PROVIDENCE – Angélica Infante-Green is expected to remain the state’s education commissioner for the next three years.
The R.I. Council on Elementary and Secondary Education on Wednesday unanimously approved to reappoint Infante-Green as commissioner for another three-year term through 2027, R.I. Department of Education spokesperson Victor Morente confirmed to Providence Business News on Thursday. The council also voted to authorize chairperson Patricia DiCenso to negotiate and finalize the execution of Infante-Green’s new contract, which is “subject to the advice and consent” of the full R.I. Board of Education.
Specifics, including salary, on Infante-Green’s new contract were not yet available and is unclear when the full education board will meet next to approve or reject it. They last met in May for their quarterly meeting.
Infante-Green's salary has increased annually since becoming commissioner, from $231,726 in 2019 through $296,175 in the 2024 fiscal year, according to the state's transparency portal.

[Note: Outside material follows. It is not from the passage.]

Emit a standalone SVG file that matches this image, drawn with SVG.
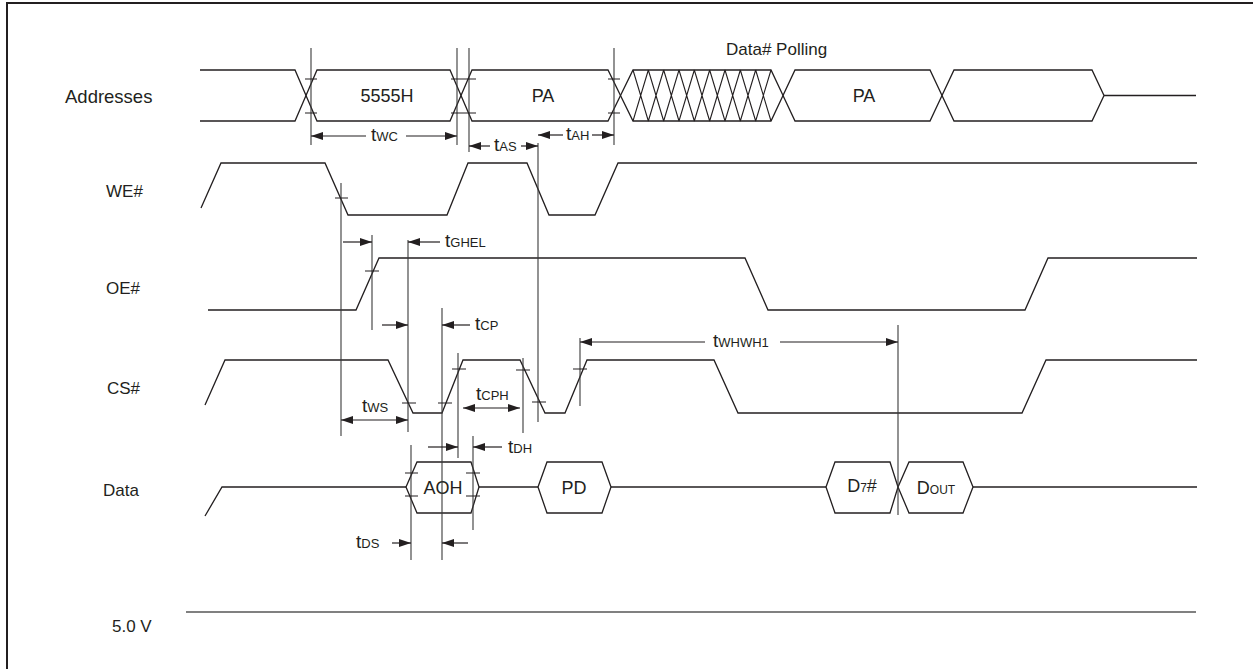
<svg xmlns="http://www.w3.org/2000/svg" width="1253" height="669" viewBox="0 0 1253 669">
<style>
.w{fill:none;stroke:#231f20;stroke-width:1.3;stroke-linejoin:miter}
.v{fill:none;stroke:#3a3a3a;stroke-width:1.1}
.k{fill:none;stroke:#231f20;stroke-width:1.1}
.a{fill:none;stroke:#231f20;stroke-width:1.2;marker-end:url(#ah)}
.b{fill:none;stroke:#231f20;stroke-width:1.2;marker-end:url(#ah);marker-start:url(#ah)}
text{font-family:"Liberation Sans",Arial,sans-serif;fill:#231f20}
.lb{font-size:17px}
.bx{font-size:18px;text-anchor:middle}
.t{font-size:19px}
.s{font-size:13px}
.s2{font-size:12px}
</style>
<defs>
<marker id="ah" markerUnits="userSpaceOnUse" markerWidth="12" markerHeight="8" refX="12" refY="4" orient="auto-start-reverse">
<path d="M0,0 L12,4 L0,8 z" fill="#231f20"/>
</marker>
</defs>
<rect x="7" y="3" width="1270" height="690" fill="none" stroke="#231f20" stroke-width="2"/>

<g id="labels">
<text class="lb" x="65" y="103" style="font-size:18.5px">Addresses</text>
<text class="lb" x="106" y="197">WE#</text>
<text class="lb" x="106" y="294">OE#</text>
<text class="lb" x="107" y="394">CS#</text>
<text class="lb" x="103" y="496">Data</text>
<text class="lb" x="112" y="632">5.0 V</text>
<text class="lb" x="726" y="55">Data# Polling</text>
</g>

<g id="addresses">
<polyline class="w" points="200,70 295,70 306,95.5 295,121 200,121"/>
<g id="addr-5555H"><polygon class="w" points="306,95.5 317,70 450,70 461,95.5 450,121 317,121"/><text class="bx" x="387" y="102">5555H</text></g>
<g id="addr-PA1"><polygon class="w" points="461,95.5 472,70 608,70 620.5,95.5 608,121 472,121"/><text class="bx" x="543" y="102">PA</text></g>
<g id="addr-hatch"><polygon class="w" points="620.5,95.5 633,70 771,70 783,95.5 771,121 633,121"/>
<path class="k" d="M633,70L648.33,121M648.33,70L663.67,121M663.67,70L679,121M679,70L694.33,121M694.33,70L709.67,121M709.67,70L725,121M725,70L740.33,121M740.33,70L755.67,121M755.67,70L771,121M633,121L648.33,70M648.33,121L663.67,70M663.67,121L679,70M679,121L694.33,70M694.33,121L709.67,70M709.67,121L725,70M725,121L740.33,70M740.33,121L755.67,70M755.67,121L771,70"/></g>
<g id="addr-PA2"><polygon class="w" points="783,95.5 795,70 930,70 942,95.5 930,121 795,121"/><text class="bx" x="864" y="102">PA</text></g>
<g id="addr-blank"><polygon class="w" points="942,95.5 954,70 1092,70 1104,95.5 1092,121 954,121"/></g>
<line class="w" x1="1104" y1="95.5" x2="1196" y2="95.5"/>
</g>

<g id="we">
<polyline class="w" points="201,208 221,163 325,163 348,215 447,215 468,163 527,163 549,215 595,215 618,163 1197,163"/>
</g>
<g id="oe">
<polyline class="w" points="208,310 356,310 379,258 745,258 768,310 1025,310 1048,258 1197,258"/>
</g>
<g id="cs">
<polyline class="w" points="205,405 225,360 388,360 413,413 442,413 463,360 520,360 545,413 565,413 587,360 714,360 738,413 1022,413 1046,360 1197,360"/>
</g>
<g id="data">
<polyline class="w" points="205,516 222,487 406,487"/>
<g id="data-AOH"><polygon class="w" points="406,487 417,462 471,462 479,487 471,513 417,513"/><text class="bx" x="443" y="494">AOH</text></g>
<line class="w" x1="479" y1="487" x2="538" y2="487"/>
<g id="data-PD"><polygon class="w" points="538,487 547,462 602,462 611,487 602,513 547,513"/><text class="bx" x="574" y="494">PD</text></g>
<line class="w" x1="611" y1="487" x2="826" y2="487"/>
<g id="data-D7"><polygon class="w" points="826,487 835,462 890,462 898,487 890,513 835,513"/><text class="bx" x="862" y="492"><tspan>D</tspan><tspan class="s2">7</tspan><tspan>#</tspan></text></g>
<g id="data-DOUT"><polygon class="w" points="898,487 909,462 963,462 973,487 963,513 909,513"/><text class="bx" x="936" y="494"><tspan>D</tspan><tspan class="s2">OUT</tspan></text></g>
<line class="w" x1="973" y1="487" x2="1197" y2="487"/>
</g>
<g id="vcc">
<line x1="186" y1="612" x2="1196" y2="612" stroke="#808080" stroke-width="2"/>
</g>

<g id="connectors">
<g id="verticals">
<line class="v" x1="311" y1="48" x2="311" y2="145"/>
<line class="v" x1="457" y1="48" x2="457" y2="145"/>
<line class="v" x1="469" y1="48" x2="469" y2="152"/>
<line class="v" x1="614" y1="48" x2="614" y2="145"/>
<line class="v" x1="341" y1="183" x2="341" y2="436"/>
<line class="v" x1="372" y1="235" x2="372" y2="330"/>
<line class="v" x1="408" y1="240" x2="408" y2="432"/>
<line class="v" x1="411" y1="445" x2="411" y2="560"/>
<line class="v" x1="442" y1="308" x2="442" y2="560"/>
<line class="v" x1="458" y1="353" x2="458" y2="458"/>
<line class="v" x1="473" y1="436" x2="473" y2="530"/>
<line class="v" x1="523" y1="358" x2="523" y2="433"/>
<line class="v" x1="538" y1="143" x2="538" y2="422" stroke="#555"/>
<line class="v" x1="580" y1="338" x2="580" y2="406"/>
<line class="v" x1="898" y1="325" x2="898" y2="515"/>
</g>
<path id="ticks" class="k" d="M305,79H317M305,113H317M451,79H463M451,113H463M463,79H476M463,113H476M608,79H620M608,113H620M335,198H348M365,271H379M402,403H416M438,403H452M452,369H466M516,370H530M532,402H546M573,369H587M405,473H418M405,496H418M466,473H480M466,496H480"/>
<g id="arrows">
<line class="a" x1="366" y1="136" x2="311" y2="136"/>
<line class="a" x1="406" y1="136" x2="457" y2="136"/>
<line class="a" x1="490" y1="146" x2="469" y2="146"/>
<line class="a" x1="521" y1="146" x2="538" y2="146"/>
<line class="a" x1="563" y1="135" x2="538" y2="135"/>
<line class="a" x1="592" y1="135" x2="614" y2="135"/>
<line class="a" x1="343" y1="242" x2="372" y2="242"/>
<line class="a" x1="440" y1="242" x2="408" y2="242"/>
<line class="a" x1="382" y1="325" x2="408" y2="325"/>
<line class="a" x1="470" y1="325" x2="442" y2="325"/>
<line class="b" x1="341" y1="420" x2="408" y2="420"/>
<line class="b" x1="463" y1="408" x2="520" y2="408"/>
<line class="a" x1="428" y1="447" x2="458" y2="447"/>
<line class="a" x1="502" y1="447" x2="473" y2="447"/>
<line class="a" x1="705" y1="342" x2="580" y2="342"/>
<line class="a" x1="780" y1="342" x2="898" y2="342"/>
<line class="a" x1="392" y1="543" x2="411" y2="543"/>
<line class="a" x1="468" y1="543" x2="442" y2="543"/>
</g>
<g id="timing-labels">
<text x="371" y="141"><tspan class="t">t</tspan><tspan class="s">WC</tspan></text>
<text x="494" y="151"><tspan class="t">t</tspan><tspan class="s">AS</tspan></text>
<text x="566" y="140"><tspan class="t">t</tspan><tspan class="s">AH</tspan></text>
<text x="445" y="247"><tspan class="t">t</tspan><tspan class="s">GHEL</tspan></text>
<text x="475" y="330"><tspan class="t">t</tspan><tspan class="s">CP</tspan></text>
<text x="362" y="412"><tspan class="t">t</tspan><tspan class="s">WS</tspan></text>
<text x="476" y="400"><tspan class="t">t</tspan><tspan class="s">CPH</tspan></text>
<text x="508" y="453"><tspan class="t">t</tspan><tspan class="s">DH</tspan></text>
<text x="713" y="347"><tspan class="t">t</tspan><tspan class="s">WHWH1</tspan></text>
<text x="356" y="548"><tspan class="t">t</tspan><tspan class="s">DS</tspan></text>
</g>
</g>
</svg>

Infante-Green has served as Rhode Island’s education commissioner since 2019, succeeding Ken Wagner after he departed to at the time join the Annenberg Institute at Brown University as a senior fellow of education policy and practice. Not long into her job, Infante-Green has overseen both the state intervention of the Providence Public School District, and also navigating school districts across Rhode Island through and help recover from the COVID-19 pandemic.
Last year, students in grades 3 through 8 throughout Rhode Island
showed year-to-year improvement on the Rhode Island Comprehensive Assessment System exam. But Infante-Green felt at the time that more work is needed to achieve high academic performances across all schools in the Ocean State.
RIDE also
celebrated last month that there were 244,375 fewer absences across Rhode Island’s public schools during the 2023-24 school year, representing a 4.2 percentage point decrease, after the pandemic impacted school attendance. The department estimated that’s equivalent to about 1.3 million hours of learning time.
However, building back up the state’s largest school district is a significant challenge for both RIDE and Infante-Green. Late last month, the council voted unanimously to
have the state continue its takeover of PPSD for no longer than the next three years – a similar timeframe as Infante-Green’s new contract.
Infante-Green’s recommendation to continue the state intervention was based on two independent reports from SchoolWorks LLC and Harvard Graduate School for Education’s Center for Education Policy Research on how PPSD has performed since RIDE assumed control of the district in 2019. The reports stated that while PPSD did better than neighboring states on mitigating learning loss and learning recover from the pandemic, concerns about the district’s fiscal health, the impact of recent layoffs and uncertain futures for support positions on PPSD’s improvement efforts remain.